■ Goal: The listing below begins with the first line you should copy; stop after the line containing "XAxis, YAxis, CartesianGrid", and drop every picture.

[start of Dataset content]

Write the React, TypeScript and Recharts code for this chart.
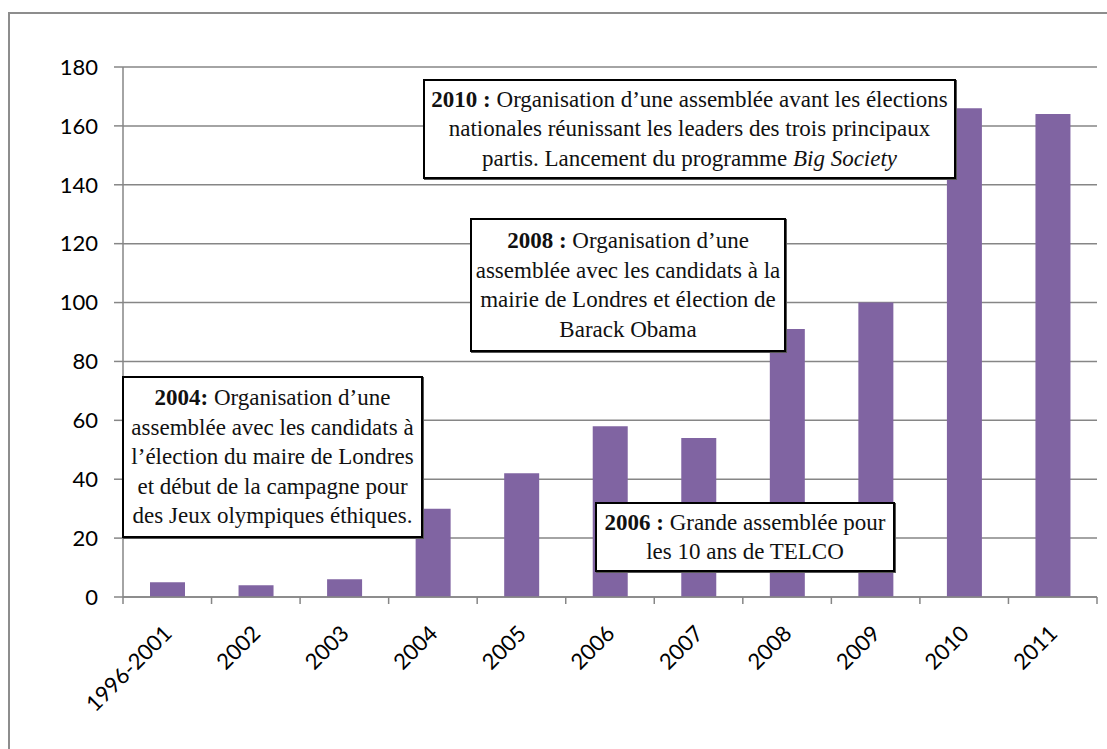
import React from "react";
import { BarChart, Bar, XAxis, YAxis, CartesianGrid } from "recharts";

const categories = ["1996-2001", "2002", "2003", "2004", "2005", "2006", "2007", "2008", "2009", "2010", "2011"];
const values = [5, 4, 6, 30, 42, 58, 54, 91, 100, 166, 164];
const yTicks = [0, 20, 40, 60, 80, 100, 120, 140, 160, 180];

const data = categories.map((c, i) => ({ name: c, value: values[i] }));

const W = 1107;
const H = 749;
const X_AXIS_H = 30;
const M = { top: 67, right: 10, bottom: 152 - X_AXIS_H, left: 0 };
const Y_AXIS_W = 123;
const BAND = (W - M.right - Y_AXIS_W) / categories.length;
const GRID = "#868686";
const SERIF = "'Liberation Serif', 'DejaVu Serif', serif";
const SANS = "Lato, 'Open Sans', sans-serif";

const XTick = (props: any) => {
  const { x, y, payload, index } = props;
  const last = index === categories.length - 1;
  return (
    <g>
      <line x1={x - BAND / 2} y1={y} x2={x - BAND / 2} y2={y + 7} stroke={GRID} strokeWidth={1.5} />
      {last && <line x1={x + BAND / 2} y1={y} x2={x + BAND / 2} y2={y + 7} stroke={GRID} strokeWidth={1.5} />}
      <text
        transform={`translate(${x + 6},${y + 38}) rotate(-45)`}
        textAnchor="end"
        fontFamily={SANS}
        fontSize={22}
        fill="#000"
      >
        {payload.value}
      </text>
    </g>
  );
};

const boxBase: React.CSSProperties = {
  position: "absolute",
  boxSizing: "border-box",
  border: "2px solid #000",
  boxShadow: "1px 1px 0 #555",
  background: "#fff",
  fontFamily: SERIF,
  fontSize: 23,
  lineHeight: "29.5px",
  textAlign: "center",
  color: "#111",
  display: "flex",
  flexDirection: "column",
  justifyContent: "center",
  whiteSpace: "nowrap",
};

export default function App() {
  return (
    <div style={{ position: "absolute", left: 0, top: 0, width: W, height: H, overflow: "hidden", background: "#fff" }}>
      <div
        style={{
          position: "absolute",
          left: 8,
          top: 12,
          width: 1200,
          height: 900,
          borderLeft: "2px solid #8d8d8d",
          borderTop: "2px solid #8d8d8d",
        }}
      />
      <div style={{ position: "absolute", left: 0, top: 0 }}>
        <BarChart width={W} height={H} data={data} margin={M} barSize={35}>
          <CartesianGrid vertical={false} stroke={GRID} strokeWidth={1.5} />
          <XAxis
            dataKey="name"
            height={X_AXIS_H}
            tickLine={false}
            tickSize={0}
            tickMargin={0}
            axisLine={{ stroke: GRID, strokeWidth: 1.5 }}
            tick={<XTick />}
            interval={0}
          />
          <YAxis
            width={Y_AXIS_W}
            domain={[0, 180]}
            ticks={yTicks}
            interval={0}
            tickSize={9}
            tickMargin={16}
            tickLine={{ stroke: GRID, strokeWidth: 1.5 }}
            axisLine={{ stroke: GRID, strokeWidth: 1.5 }}
            tick={{ fill: "#000", fontSize: 22, fontFamily: SANS }}
          />
          <Bar dataKey="value" fill="#8064A2" isAnimationActive={false} />
        </BarChart>
      </div>

      <div style={{ ...boxBase, left: 122, top: 376, width: 301, height: 162 }}>
        <div><b>2004:</b> Organisation d’une</div>
        <div>assemblée avec les candidats à</div>
        <div>l’élection du maire de Londres</div>
        <div>et début de la campagne pour</div>
        <div>des Jeux olympiques éthiques.</div>
      </div>

      <div style={{ ...boxBase, left: 470, top: 218, width: 316, height: 134 }}>
        <div><b>2008 :</b> Organisation d’une</div>
        <div>assemblée avec les candidats à la</div>
        <div>mairie de Londres et élection de</div>
        <div>Barack Obama</div>
      </div>

      <div style={{ ...boxBase, left: 423, top: 79, width: 533, height: 100 }}>
        <div><b>2010 :</b> Organisation d’une assemblée avant les élections</div>
        <div>nationales réunissant les leaders des trois principaux</div>
        <div>partis. Lancement du programme <i>Big Society</i></div>
      </div>

      <div style={{ ...boxBase, left: 595, top: 502, width: 300, height: 70 }}>
        <div><b>2006 :</b> Grande assemblée pour</div>
        <div>les 10 ans de TELCO</div>
      </div>
    </div>
  );
}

[end of Dataset content]

■ Final result:
Write the React, TypeScript and Recharts code for this chart.
import React from "react";
import { BarChart, Bar, XAxis, YAxis, CartesianGrid } from "recharts";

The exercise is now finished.